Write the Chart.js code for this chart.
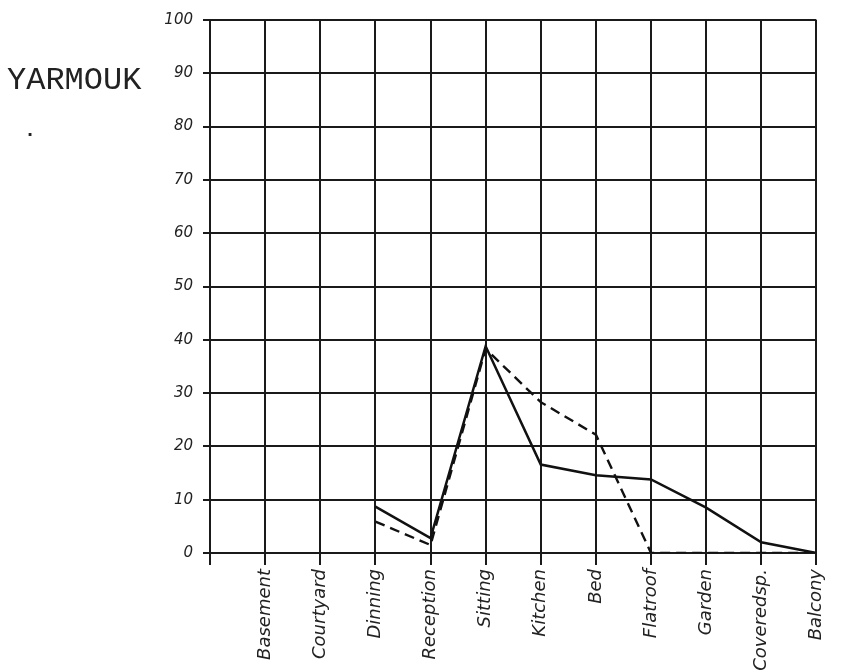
<!DOCTYPE html>
<html>
<head>
<meta charset="utf-8">
<script src="https://cdn.jsdelivr.net/npm/chart.js@4/dist/chart.umd.min.js"></script>
<style>
  html, body { margin:0; padding:0; background:#fff; }
  #wrap { width:842px; height:672px; position:relative; }
</style>
</head>
<body>
<div id="wrap"><canvas id="c" width="842" height="672"></canvas></div>
<script>
// rooms along the bottom (first grid line is the y axis itself)
const categories = ['Basement','Courtyard','Dinning','Reception','Sitting','Kitchen','Bed','Flatroof','Garden','Coveredsp.','Balcony'];
// solid line
const solidValues  = [null, null, 8.7, 2.8, 38.8, 16.6, 14.6, 13.8, 8.5, 2.0, 0];
// dashed line
const dashedValues = [null, null, 5.9, 1.5, 38.3, 28.3, 22.2, 0, 0, 0, 0];
const yTicks = [0,10,20,30,40,50,60,70,80,90,100];

const toPoints = vals => categories.map((c,i)=>({ x:i+1, y:vals[i] }));

// caption on the left
const caption = {
  id:'caption',
  afterDraw(chart){
    const ctx = chart.ctx;
    ctx.save();
    ctx.fillStyle = '#222';
    ctx.font = '32px "Liberation Mono", monospace';
    ctx.textBaseline = 'alphabetic';
    ctx.fillText('YARMOUK', 7, 89);
    ctx.font = 'bold 16px "DejaVu Sans"';
    ctx.fillText('.', 27, 136);
    ctx.restore();
  }
};

new Chart(document.getElementById('c').getContext('2d'), {
  type:'line',
  data:{
    datasets:[
      { label:'solid', data:toPoints(solidValues), borderColor:'#111', borderWidth:2.5,
        pointRadius:0, tension:0, fill:false },
      { label:'dashed', data:toPoints(dashedValues), borderColor:'#111', borderWidth:2.4,
        borderDash:[10,6], pointRadius:0, tension:0, fill:false }
    ]
  },
  options:{
    responsive:false,
    animation:false,
    layout:{ padding:{ left:0, top:20, right:24, bottom:0 } },
    plugins:{ legend:{ display:false }, tooltip:{ enabled:false } },
    scales:{
      x:{
        type:'linear', min:0, max:categories.length,
        afterFit: s => { s.height = 119; },
        afterBuildTicks: s => { s.ticks = [0, ...categories.map((c,i)=>i+1)].map(v=>({ value:v })); },
        grid:{ color:'#1a1a1a', lineWidth:2, tickLength:12 },
        border:{ color:'#1a1a1a', width:2 },
        ticks:{
          autoSkip:false, minRotation:90, maxRotation:90, padding:4,
          color:'#222', font:{ family:'"DejaVu Sans"', style:'italic', size:18 },
          callback: v => categories[v-1] || ''
        }
      },
      y:{
        min:0, max:100,
        afterFit: s => { s.width = 210; },
        afterBuildTicks: s => { s.ticks = yTicks.map(v=>({ value:v })); },
        grid:{ color:'#1a1a1a', lineWidth:2, tickLength:7 },
        border:{ color:'#1a1a1a', width:2 },
        ticks:{
          padding:10, color:'#222',
          font:{ family:'"DejaVu Sans"', style:'italic', size:15 }
        }
      }
    }
  },
  plugins:[caption]
});
</script>
</body>
</html>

* Stated problem:
Exclude the pictures, and transcribe all of the material exactly.

* Task response:
Write the Chart.js code for this chart.
<!DOCTYPE html>
<html>
<head>
<meta charset="utf-8">
<script src="https://cdn.jsdelivr.net/npm/chart.js@4/dist/chart.umd.min.js"></script>
<style>
  html, body { margin:0; padding:0; background:#fff; }
  #wrap { width:842px; height:672px; position:relative; }
</style>
</head>
<body>
<div id="wrap"><canvas id="c" width="842" height="672"></canvas></div>
<script>
// rooms along the bottom (first grid line is the y axis itself)
const categories = ['Basement','Courtyard','Dinning','Reception','Sitting','Kitchen','Bed','Flatroof','Garden','Coveredsp.','Balcony'];
// solid line
const solidValues  = [null, null, 8.7, 2.8, 38.8, 16.6, 14.6, 13.8, 8.5, 2.0, 0];
// dashed line
const dashedValues = [null, null, 5.9, 1.5, 38.3, 28.3, 22.2, 0, 0, 0, 0];
const yTicks = [0,10,20,30,40,50,60,70,80,90,100];

const toPoints = vals => categories.map((c,i)=>({ x:i+1, y:vals[i] }));

// caption on the left
const caption = {
  id:'caption',
  afterDraw(chart){
    const ctx = chart.ctx;
    ctx.save();
    ctx.fillStyle = '#222';
    ctx.font = '32px "Liberation Mono", monospace';
    ctx.textBaseline = 'alphabetic';
    ctx.fillText('YARMOUK', 7, 89);
    ctx.font = 'bold 16px "DejaVu Sans"';
    ctx.fillText('.', 27, 136);
    ctx.restore();
  }
};

new Chart(document.getElementById('c').getContext('2d'), {
  type:'line',
  data:{
    datasets:[
      { label:'solid', data:toPoints(solidValues), borderColor:'#111', borderWidth:2.5,
        pointRadius:0, tension:0, fill:false },
      { label:'dashed', data:toPoints(dashedValues), borderColor:'#111', borderWidth:2.4,
        borderDash:[10,6], pointRadius:0, tension:0, fill:false }
    ]
  },
  options:{
    responsive:false,
    animation:false,
    layout:{ padding:{ left:0, top:20, right:24, bottom:0 } },
    plugins:{ legend:{ display:false }, tooltip:{ enabled:false } },
    scales:{
      x:{
        type:'linear', min:0, max:categories.length,
        afterFit: s => { s.height = 119; },
        afterBuildTicks: s => { s.ticks = [0, ...categories.map((c,i)=>i+1)].map(v=>({ value:v })); },
        grid:{ color:'#1a1a1a', lineWidth:2, tickLength:12 },
        border:{ color:'#1a1a1a', width:2 },
        ticks:{
          autoSkip:false, minRotation:90, maxRotation:90, padding:4,
          color:'#222', font:{ family:'"DejaVu Sans"', style:'italic', size:18 },
          callback: v => categories[v-1] || ''
        }
      },
      y:{
        min:0, max:100,
        afterFit: s => { s.width = 210; },
        afterBuildTicks: s => { s.ticks = yTicks.map(v=>({ value:v })); },
        grid:{ color:'#1a1a1a', lineWidth:2, tickLength:7 },
        border:{ color:'#1a1a1a', width:2 },
        ticks:{
          padding:10, color:'#222',
          font:{ family:'"DejaVu Sans"', style:'italic', size:15 }
        }
      }
    }
  },
  plugins:[caption]
});
</script>
</body>
</html>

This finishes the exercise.